The conviction that self and other are interconnected could be profound, if it were troubled by the consequences of relationality, rather than lubricated by all those others it obscures and squashes under its zealous, revolutionary bootheel. There is a lot of anger here about people whose personhood has been and continues to be violently denied (slaves, women, homosexuals), but the heroic fight against this oppression involves no shortage of othering, and this gives nobody pause. Faceless black-visored police enforcers in the future, monotonic secret operatives who spew racist slurs in the 1970s, belligerent landowners in the 19th century. (The only intelligible bad guy is in the present, of course: the publisher's sadistic brother, who spites him for his financial dependence, and for sleeping with his wife.)
I wouldn't say the death of people our historical moment despises is inconsistent with Sonmi's philosophy, but neither is the mass murder that supposedly inspires it. If death is a "door" to another life, then why should we care about clones like her being farmed like chicken? If "boundaries are an illusion," then what does slaughter violate? It's hard to believe the fuzzy newagisms she broadcasts to the world inspired anything, much less a religion, and it's equally hard to believe that they are in any way connected to the ghastly circumstances of her life.
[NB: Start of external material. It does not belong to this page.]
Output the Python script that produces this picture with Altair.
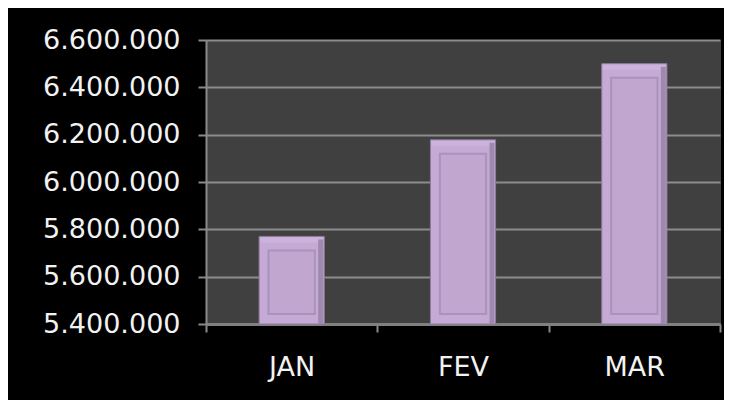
import altair as alt
import pandas as pd

months = ["JAN", "FEV", "MAR"]
values = [5770000, 6178000, 6500000]
y_ticks = [5400000, 5600000, 5800000, 6000000, 6200000, 6400000, 6600000]

df = pd.DataFrame({"month": months, "value": values})

x_enc = alt.X(
    "month:N",
    sort=months,
    title=None,
    scale=alt.Scale(paddingInner=0, paddingOuter=0),
    axis=alt.Axis(
        labelAngle=0,
        labelColor="#f2f2f2",
        labelFont="DejaVu Sans",
        labelFontSize=27,
        labelPadding=22,
        tickBand="extent",
        tickColor="#8a8a8a",
        tickSize=8,
        tickWidth=2,
        domainColor="#808080",
        domainWidth=3,
        grid=False,
    ),
)

y_enc = alt.Y(
    "value:Q",
    title=None,
    scale=alt.Scale(domain=[5400000, 6600000], zero=False, nice=False),
    axis=alt.Axis(
        values=y_ticks,
        format=",d",
        labelColor="#f2f2f2",
        labelFont="DejaVu Sans",
        labelFontSize=27,
        labelPadding=18,
        tickColor="#8a8a8a",
        tickSize=8,
        tickWidth=2,
        domainColor="#8a8a8a",
        domainWidth=2,
        gridColor="#8c8c8c",
        gridWidth=2,
    ),
)

base = alt.Chart(df)
x_plain = alt.X("month:N", sort=months)

outer = base.mark_bar(
    width=alt.RelativeBandSize(0.38),
    color="#c4aad4",
    stroke="#8f7c9e",
    strokeWidth=1,
).encode(x=x_enc, y=y_enc, y2=alt.datum(5400000))

top_edge = base.mark_bar(
    width=alt.RelativeBandSize(0.37),
    color="#cbb3db",
    yOffset=1,
    y2Offset=6,
).encode(x=x_plain, y="value:Q", y2="value:Q")

right_edge = base.mark_bar(
    width=5,
    color="#9f8aaf",
    xOffset=29,
    yOffset=3,
).encode(x=x_plain, y="value:Q", y2=alt.datum(5400000))

inner = base.mark_bar(
    width=alt.RelativeBandSize(0.27),
    fill="#c1a7d0",
    stroke="#a993b9",
    strokeWidth=2,
    yOffset=14,
    y2Offset=-10,
).encode(x=x_plain, y="value:Q", y2=alt.datum(5400000))

chart = (
    alt.layer(outer, top_edge, right_edge, inner)
    .properties(
        width=514,
        height=284,
        background="#000000",
        padding={"left": 198, "top": 32, "right": 4, "bottom": 76},
        autosize=alt.AutoSizeParams(type="none"),
        view=alt.ViewBackground(fill="#404040", stroke="#404040"),
    )
    .configure(
        locale=alt.Locale(
            number=alt.NumberLocale(
                decimal=",", thousands=".", grouping=[3], currency=["R$", ""]
            )
        )
    )
)

chart.save("out.html", embed_options={"renderer": "svg", "actions": False})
I've heard people say similar things after merely enduring the line at the local coffee shop.
In this latest installment of the Wachowski's battle against The System, the thing to be brought down is "The Natural Order" (the point of this term being that it's only natural to those who privilege from it). But their issue does not appear to be that what is considered "natural" tends to work in this socially determined way. The thing that's supposed to break up The Natural Order is love. But if love is destiny, transcending time and space, determined before you were born, what is that but a consolidation of what is natural?